C’est la deuxième année que Médecins du monde propose aux sans-abri une vaccination contre la grippe. «C’est un vrai besoin pour ces personnes souvent exclues du système de santé, explique Sébastien Kervyn, responsable de la campagne de vaccination pour MDM. Ils n’ont souvent pas accès à un médecin traitant, et donc pas accès aux vaccins.»
C’est encore plus vrai en cette année de quasi-rupture de stock des vaccins contre la grippe, qui s’explique par la crainte de la population d’associer grippe et Covid dans un cocktail fracassant. Médecins du monde a donc «sécurisé» 450 doses à destination de personnes qui présentent des profils à risque. On parle des personnes les plus vulnérables, donc des sans-abri de plus de 65 ans qui présentent des facteurs de risque: maladies chroniques, diabète, problèmes respiratoires.

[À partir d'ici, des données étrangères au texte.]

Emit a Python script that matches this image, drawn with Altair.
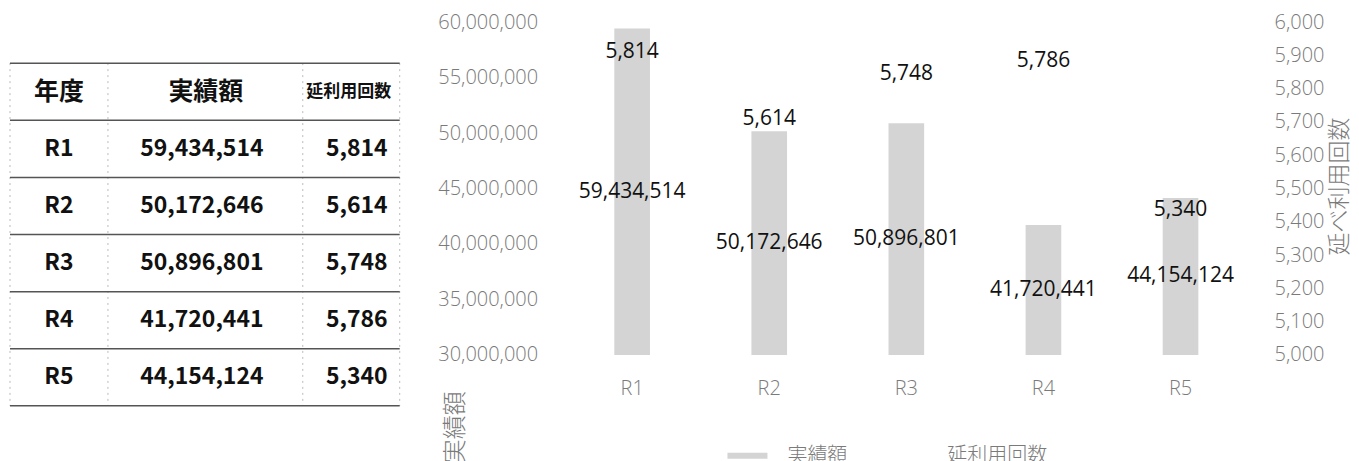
import altair as alt
import pandas as pd

# ---------------- data ----------------
years = ["R1", "R2", "R3", "R4", "R5"]
amounts = [59434514, 50172646, 50896801, 41720441, 44154124]
counts = [5814, 5614, 5748, 5786, 5340]
table_headers = ["年度", "実績額", "延利用回数"]
series_names = ["実績額", "延利用回数"]
amount_ticks = [30000000, 35000000, 40000000, 45000000, 50000000, 55000000, 60000000]
count_ticks = [5000, 5100, 5200, 5300, 5400, 5500, 5600, 5700, 5800, 5900, 6000]

# ---------------- styles ----------------
GRAY = "#7a7a7a"
BAR = "#d4d4d4"
LINE_DARK = "#555555"
LINE_LIGHT = "#bbbbbb"
JP = "Noto Sans CJK JP"
LAT = "Open Sans"

# ---------------- table ----------------
rows = ["年度"] + years
cells = []
for h in table_headers:
    cells.append({"row": "年度", "col": h, "text": h, "kind": "head"})
for y, a, c in zip(years, amounts, counts):
    cells.append({"row": y, "col": "年度", "text": y, "kind": "body"})
    cells.append({"row": y, "col": "実績額", "text": f"{a:,}", "kind": "body"})
    cells.append({"row": y, "col": "延利用回数", "text": f"{c:,}", "kind": "body"})
cells_df = pd.DataFrame(cells)
rows_df = pd.DataFrame({"row": rows})

TW, TH = 390, 384
row_scale = alt.Scale(domain=rows, range=[41, 384], paddingInner=0, paddingOuter=0)
yrow = alt.Y("row:N", scale=row_scale, axis=None)

# column centre (px) and font size per (column, kind)
col_layout = {
    ("年度", "head"): (49, 25), ("実績額", "head"): (196, 25), ("延利用回数", "head"): (339, 17),
    ("年度", "body"): (49, 23), ("実績額", "body"): (192, 23), ("延利用回数", "body"): (347, 23),
}
t_texts = []
for (col, kind), (cx, fs) in col_layout.items():
    t_texts.append(
        alt.Chart(cells_df).transform_filter(
            (alt.datum.col == col) & (alt.datum.kind == kind)
        ).mark_text(font=JP, fontWeight="bold", color="#111111", fontSize=fs).encode(
            x=alt.value(cx), y=yrow, text="text:N"
        )
    )

t_hlines = alt.Chart(rows_df).mark_rule(color=LINE_DARK, strokeWidth=1.5).encode(
    y=alt.Y("row:N", bandPosition=0, scale=row_scale, axis=None),
    x=alt.value(0), x2=alt.value(TW)
)
t_bottom = alt.Chart(rows_df).transform_filter(alt.datum.row == years[-1]).mark_rule(
    color=LINE_DARK, strokeWidth=1.5).encode(
    y=alt.Y("row:N", bandPosition=1, scale=row_scale, axis=None),
    x=alt.value(0), x2=alt.value(TW)
)
vlines = []
for xv in [0, 98, 293, TW]:
    vlines.append(
        alt.Chart(rows_df.head(1)).mark_rule(color=LINE_LIGHT, strokeWidth=1, strokeDash=[2, 4]).encode(
            x=alt.value(xv), y=alt.value(41), y2=alt.value(384)
        )
    )
table = alt.layer(*vlines, t_hlines, t_bottom, *t_texts).properties(width=TW, height=TH)

# ---------------- main chart ----------------
df = pd.DataFrame({"year": years, "amount": amounts, "count": counts})
W, H = 686, 333

xenc = alt.X("year:N", sort=years,
             scale=alt.Scale(paddingInner=0.74, paddingOuter=0.37),
             axis=alt.Axis(title=None, labelAngle=0, labelPadding=24, ticks=False, domain=False,
                           labelFontSize=20, labelColor=GRAY, labelFont=LAT, labelFontWeight=300))

yscale_amt = alt.Scale(domain=[30000000, 60000000], zero=False, nice=False)

bars = alt.Chart(df).transform_calculate(series="'実績額'").mark_bar().encode(
    x=xenc,
    y=alt.Y("amount:Q", scale=yscale_amt,
            axis=alt.Axis(values=amount_ticks, format=",d", title="実績額", ticks=False, domain=False,
                          grid=False, labelPadding=26, labelFontSize=20, labelColor=GRAY,
                          labelFont=LAT, labelFontWeight=300,
                          titleFont=JP, titleFontSize=24, titleFontWeight=300, titleColor=GRAY,
                          titleAngle=270, titleX=-108, titleY=405, titleAlign="center",
                          titleBaseline="middle")),
    y2=alt.datum(30000000),
    color=alt.Color("series:N",
                    scale=alt.Scale(domain=series_names, range=[BAR, "#ffffff"]),
                    legend=alt.Legend(title=None, orient="none", legendX=718, legendY=414,
                                      direction="horizontal",
                                      symbolType="M-1,-0.15L1,-0.15L1,0.15L-1,0.15Z",
                                      symbolSize=1600, symbolStrokeWidth=0,
                                      labelFont=JP, labelFontSize=20, labelColor=GRAY,
                                      labelFontWeight=300, labelOffset=20, columnPadding=40)),
)

bar_text = alt.Chart(df).transform_calculate(
    mid="(datum.amount + 30000000) / 2",
    lab="format(datum.amount, ',d')"
).mark_text(font=LAT, fontSize=21, color="#111111").encode(
    x=xenc,
    y=alt.Y("mid:Q", scale=yscale_amt),
    text="lab:N",
)

left = alt.layer(bars, bar_text)

count_text = alt.Chart(df).transform_calculate(
    lab="format(datum.count, ',d')"
).mark_text(font=LAT, fontSize=21, color="#111111", dy=-32).encode(
    x=xenc,
    y=alt.Y("count:Q", scale=alt.Scale(domain=[5000, 6000], zero=False, nice=False),
            axis=alt.Axis(orient="right", values=count_ticks, format=",d", title="延べ利用回数",
                          ticks=False, domain=False, grid=False, labelPadding=25,
                          labelFontSize=20, labelColor=GRAY, labelFont=LAT, labelFontWeight=300,
                          titleFont=JP, titleFontSize=23, titleFontWeight=300, titleColor=GRAY,
                          titleAngle=270, titleX=90, titleY=164, titleAlign="center",
                          titleBaseline="middle")),
    text="lab:N",
)

main = alt.layer(left, count_text).resolve_scale(y="independent").properties(width=W, height=H)

chart = alt.hconcat(table, main, spacing=164, bounds="flush").properties(
    padding={"left": 1, "top": 4, "right": 0, "bottom": 0},
    background="white",
).configure_view(strokeWidth=0, stroke="transparent")

chart.save("out.html", embed_options={"renderer": "svg", "actions": False})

Pour l’instant, 214 doses ont été injectées. L’ONG propose cette vaccination dans les centres d’hébergement d’urgence du Samusocial, de la Croix-Rouge, mais aussi via les consultations mobiles de son Médibus (Lire «Medibus roule pour les sans-abri et les toxicomanes», AÉ n°374, janvier 2014)), et dans des structures gérées par ses partenaires, comme la plate-forme citoyenne de soutien aux réfugiés, l’asbl Doucheflux, ou encore en lien avec l’association des infirmiers de rue. L’opération de vaccination s’étire d’octobre à fin décembre. «Pour l’instant, nous avons doublé le nombre de vaccinations par rapport à l’an passé à la même période», explique Sébastien Kervyn.

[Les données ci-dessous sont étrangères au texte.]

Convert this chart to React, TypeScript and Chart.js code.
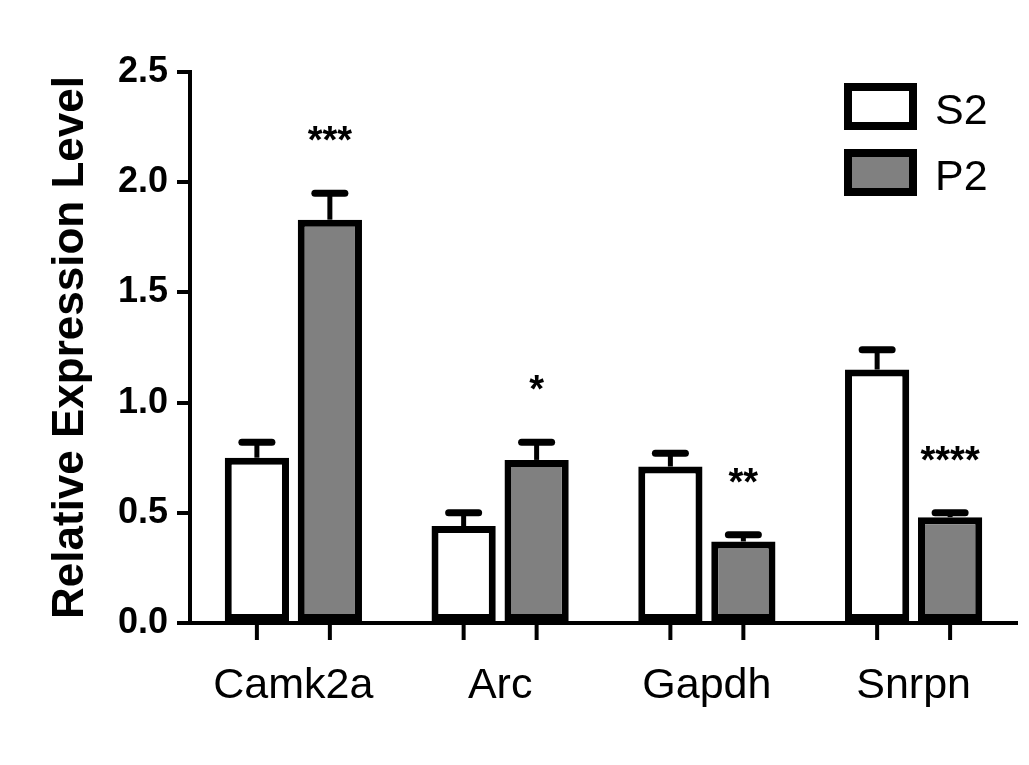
import React, { useEffect, useRef } from 'react';
import { Chart, registerables } from 'chart.js';

Chart.register(...registerables);

// Genes on the x axis
const categories = ['Camk2a', 'Arc', 'Gapdh', 'Snrpn'];

// Series: S2 (supernatant) and P2 (pellet) fractions, mean and SEM
const s2Values = [0.75, 0.44, 0.71, 1.15];
const s2Errors = [0.07, 0.06, 0.06, 0.09];
const p2Values = [1.83, 0.74, 0.37, 0.48];
const p2Errors = [0.12, 0.08, 0.03, 0.02];

// Significance marks placed over the P2 bars
const p2Significance = ['***', '*', '**', '****'];

// Y axis tick values
const yTicks = [0, 0.5, 1.0, 1.5, 2.0, 2.5];

const FONT = '"Liberation Sans", Arial, Helvetica, sans-serif';
const GREY = '#808080';

// Upward-only error bars with a flat cap, drawn from each bar's top
const errorBarPlugin = {
  id: 'errorBars',
  afterDatasetsDraw(chart: any) {
    const ctx = chart.ctx;
    const yScale = chart.scales.y;
    chart.data.datasets.forEach((ds: any, di: number) => {
      const meta = chart.getDatasetMeta(di);
      meta.data.forEach((bar: any, i: number) => {
        const v = ds.data[i];
        const e = ds.errors[i];
        const yTop = yScale.getPixelForValue(v);
        const yCap = yScale.getPixelForValue(v + e);
        ctx.save();
        ctx.strokeStyle = '#000';
        ctx.lineWidth = 5;
        ctx.beginPath();
        ctx.moveTo(bar.x, yTop);
        ctx.lineTo(bar.x, yCap);
        ctx.stroke();
        ctx.lineWidth = 7;
        ctx.lineCap = 'round';
        ctx.beginPath();
        ctx.moveTo(bar.x - 15, yCap);
        ctx.lineTo(bar.x + 15, yCap);
        ctx.stroke();
        ctx.restore();
      });
    });
  },
};

// Tick marks under every bar, significance stars and the legend box
const decorPlugin = {
  id: 'decor',
  afterDraw(chart: any) {
    const ctx = chart.ctx;
    const area = chart.chartArea;
    const yScale = chart.scales.y;

    // x-axis tick under each bar
    ctx.save();
    ctx.strokeStyle = '#000';
    ctx.lineWidth = 4;
    chart.data.datasets.forEach((_ds: any, di: number) => {
      chart.getDatasetMeta(di).data.forEach((bar: any) => {
        ctx.beginPath();
        ctx.moveTo(bar.x, area.bottom);
        ctx.lineTo(bar.x, area.bottom + 17);
        ctx.stroke();
      });
    });
    ctx.restore();

    // significance stars above P2 error caps
    const p2Meta = chart.getDatasetMeta(1);
    ctx.save();
    ctx.fillStyle = '#000';
    ctx.font = `bold 38px ${FONT}`;
    ctx.textAlign = 'center';
    ctx.textBaseline = 'alphabetic';
    p2Meta.data.forEach((bar: any, i: number) => {
      const capY = yScale.getPixelForValue(p2Values[i] + p2Errors[i]);
      const centerY = capY - 62;
      ctx.fillText(p2Significance[i], bar.x, centerY + 22);
    });
    ctx.restore();

    // legend
    const entries = [
      { label: 'S2', fill: '#ffffff' },
      { label: 'P2', fill: GREY },
    ];
    const boxLeft = area.right - 173;
    ctx.save();
    entries.forEach((en, i) => {
      const top = area.top + 11 + i * 66;
      const w = 73;
      const h = 47;
      ctx.fillStyle = en.fill;
      ctx.fillRect(boxLeft + 4, top + 4, w - 8, h - 8);
      ctx.strokeStyle = '#000';
      ctx.lineWidth = 8;
      ctx.strokeRect(boxLeft + 4, top + 4, w - 8, h - 8);
      ctx.fillStyle = '#000';
      ctx.font = `43px ${FONT}`;
      ctx.textAlign = 'left';
      ctx.textBaseline = 'alphabetic';
      ctx.fillText(en.label, boxLeft + 91, top + h / 2 + 17);
    });
    ctx.restore();
  },
};

export default function App() {
  const canvasRef = useRef<HTMLCanvasElement | null>(null);

  useEffect(() => {
    const canvas = canvasRef.current;
    if (!canvas) return;
    const chart = new Chart(canvas, {
      type: 'bar',
      data: {
        labels: categories,
        datasets: [
          {
            label: 'S2',
            data: s2Values,
            errors: s2Errors,
            backgroundColor: '#ffffff',
            borderColor: '#000000',
            borderWidth: 7,
            borderSkipped: false,
          } as any,
          {
            label: 'P2',
            data: p2Values,
            errors: p2Errors,
            backgroundColor: GREY,
            borderColor: '#000000',
            borderWidth: 7,
            borderSkipped: false,
          } as any,
        ],
      },
      options: {
        responsive: false,
        animation: false,
        devicePixelRatio: 1,
        layout: { padding: { top: 72, right: 12, bottom: 0, left: 0 } },
        datasets: {
          bar: { categoryPercentage: 0.706, barPercentage: 0.88 },
        },
        plugins: {
          legend: { display: false },
          tooltip: { enabled: false },
        },
        scales: {
          x: {
            type: 'category',
            offset: true,
            grid: { display: false },
            border: { display: true, color: '#000', width: 4 },
            ticks: {
              color: '#000',
              font: { family: FONT, size: 43 },
              padding: 29,
              maxRotation: 0,
              autoSkip: false,
            },
            afterFit(scale: any) {
              scale.height = 142;
            },
          },
          y: {
            type: 'linear',
            min: 0,
            max: 2.5,
            afterBuildTicks(scale: any) {
              scale.ticks = yTicks.map((v) => ({ value: v }));
            },
            grid: {
              display: true,
              drawOnChartArea: false,
              drawTicks: true,
              tickLength: 13,
              tickWidth: 4,
              tickColor: '#000',
              color: '#000',
              lineWidth: 4,
            },
            border: { display: true, color: '#000', width: 4 },
            ticks: {
              color: '#000',
              padding: 9,
              font: { family: FONT, size: 36, weight: 'bold' },
              callback: (v: any) => Number(v).toFixed(1),
            },
            title: {
              display: true,
              text: 'Relative Expression Level',
              color: '#000',
              font: { family: FONT, size: 44, weight: 'bold' },
              padding: { top: 44, bottom: 0 },
            },
            afterFit(scale: any) {
              scale.width = 190;
            },
          },
        },
      },
      plugins: [errorBarPlugin, decorPlugin],
    } as any);
    return () => chart.destroy();
  }, []);

  return (
    <div style={{ position: 'absolute', left: 0, top: 0, width: 1029, height: 765, background: '#ffffff' }}>
      <canvas ref={canvasRef} width={1029} height={765} style={{ display: 'block' }} />
    </div>
  );
}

«Dans la rue, les gens sont plus vulnérables, il faudrait éviter des doubles infections au Covid et à la grippe, qui pourraient se révéler dangereuses» Sébastien Kervyn, responsable de la campagne de vaccination
Soulager les sans-abri et ne pas engorger les hôpitaux
La vie en rue fragilise la santé des sans-abri. 45% des résidents de centres d’hébergement souffrent de maladies chroniques, nous dit Charlotte Lonfils, coordinatrice du programme «promotion de la santé» chez MDM. La grippe peut facilement engendrer des complications au sein de cette population et se transmettre dans des lieux clos et habités par de nombreuses personnes, comme le sont les lieux d’hébergement d’urgence. C’est d’autant plus vrai qu’en période de Covid, les dangers sont démultipliés. «Dans la rue, les gens sont plus vulnérables, il faudrait éviter des doubles infections au Covid et à la grippe, qui pourraient se révéler dangereuses», ajoute Sébastien Kervyn. Dans une étude menée à l’hôpital Saint-Pierre, dont les résultats ont été présentés en août dernier, Nicolas Dauby, spécialiste en maladies infectieuses, estimait que «le risque d’être hospitalisé pour Covid-19 est trois fois plus élevé chez les personnes sans abri».

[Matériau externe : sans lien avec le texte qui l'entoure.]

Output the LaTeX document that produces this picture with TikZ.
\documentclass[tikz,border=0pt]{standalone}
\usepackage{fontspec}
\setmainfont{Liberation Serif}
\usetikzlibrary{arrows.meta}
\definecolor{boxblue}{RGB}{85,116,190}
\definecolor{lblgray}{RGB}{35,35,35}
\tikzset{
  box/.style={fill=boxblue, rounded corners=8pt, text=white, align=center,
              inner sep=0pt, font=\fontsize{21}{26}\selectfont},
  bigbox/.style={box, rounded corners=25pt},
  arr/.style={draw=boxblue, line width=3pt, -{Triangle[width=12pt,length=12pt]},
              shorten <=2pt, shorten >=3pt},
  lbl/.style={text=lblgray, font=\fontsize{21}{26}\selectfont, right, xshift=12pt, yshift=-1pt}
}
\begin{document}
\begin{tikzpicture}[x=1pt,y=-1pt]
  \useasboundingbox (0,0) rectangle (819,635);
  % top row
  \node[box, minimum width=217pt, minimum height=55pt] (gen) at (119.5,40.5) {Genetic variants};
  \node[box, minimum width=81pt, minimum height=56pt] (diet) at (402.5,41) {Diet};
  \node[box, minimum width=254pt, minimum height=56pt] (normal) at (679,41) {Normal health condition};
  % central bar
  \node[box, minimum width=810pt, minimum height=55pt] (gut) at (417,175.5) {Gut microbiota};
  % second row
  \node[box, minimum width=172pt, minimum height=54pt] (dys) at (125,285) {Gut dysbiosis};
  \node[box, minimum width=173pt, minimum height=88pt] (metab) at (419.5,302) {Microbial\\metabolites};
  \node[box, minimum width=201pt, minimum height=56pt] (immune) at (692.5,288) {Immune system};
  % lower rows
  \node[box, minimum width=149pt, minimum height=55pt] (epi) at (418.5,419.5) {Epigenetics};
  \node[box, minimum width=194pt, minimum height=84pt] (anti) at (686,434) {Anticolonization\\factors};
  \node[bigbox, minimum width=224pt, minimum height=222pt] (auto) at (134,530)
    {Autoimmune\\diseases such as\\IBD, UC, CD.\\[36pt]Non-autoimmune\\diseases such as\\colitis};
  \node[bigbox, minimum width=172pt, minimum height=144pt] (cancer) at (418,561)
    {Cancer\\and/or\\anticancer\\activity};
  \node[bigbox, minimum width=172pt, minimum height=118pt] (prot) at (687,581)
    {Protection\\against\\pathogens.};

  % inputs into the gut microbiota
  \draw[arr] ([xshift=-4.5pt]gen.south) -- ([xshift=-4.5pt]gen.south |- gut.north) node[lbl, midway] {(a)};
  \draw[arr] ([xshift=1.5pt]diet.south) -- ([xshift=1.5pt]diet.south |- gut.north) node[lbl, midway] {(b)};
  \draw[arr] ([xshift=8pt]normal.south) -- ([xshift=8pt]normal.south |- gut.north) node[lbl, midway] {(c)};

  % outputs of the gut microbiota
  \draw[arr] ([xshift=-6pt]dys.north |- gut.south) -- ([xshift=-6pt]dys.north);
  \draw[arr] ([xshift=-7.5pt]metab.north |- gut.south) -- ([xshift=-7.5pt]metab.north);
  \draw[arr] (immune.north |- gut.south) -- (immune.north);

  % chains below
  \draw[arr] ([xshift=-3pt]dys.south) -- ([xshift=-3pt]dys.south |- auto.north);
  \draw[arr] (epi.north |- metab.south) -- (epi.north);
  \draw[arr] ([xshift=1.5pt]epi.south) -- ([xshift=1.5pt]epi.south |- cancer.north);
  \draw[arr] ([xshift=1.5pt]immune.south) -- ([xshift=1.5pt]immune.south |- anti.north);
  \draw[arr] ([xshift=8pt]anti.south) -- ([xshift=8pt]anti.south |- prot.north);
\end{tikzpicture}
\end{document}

Les groupes à risque du Covid et de la grippe sont en grande partie similaires, rappelle la docteure Marieke Priem, conseillère santé chez Médecins du monde. Et d’ajouter: «L’un des objectifs poursuivis avec cette campagne de vaccination, c’est aussi d’éviter la surcharge des hôpitaux», déjà sous tension permanente depuis plusieurs mois.
Une partie des sans-abri accepte volontiers de se faire vacciner. Ils sont désormais accueillis jour et nuit et ont bénéficié d’un accueil pendant la période estivale. «Avec le Covid, on est un peu sortis de la logique de pure urgence hivernale. Les gens se reposent et sont davantage prêts à entamer des démarches pour leur santé», constate Charlotte Lonfils.
Malgré cette tendance positive, les débats relatifs à l’acceptation vaccinale traversent aussi les populations de sans-abri. «Beaucoup sont réceptifs, mais d’autres sont sceptiques et pensent qu’ils servent de cobayes pour le vaccin contre le coronavirus», regrette Sébastien Kervyn.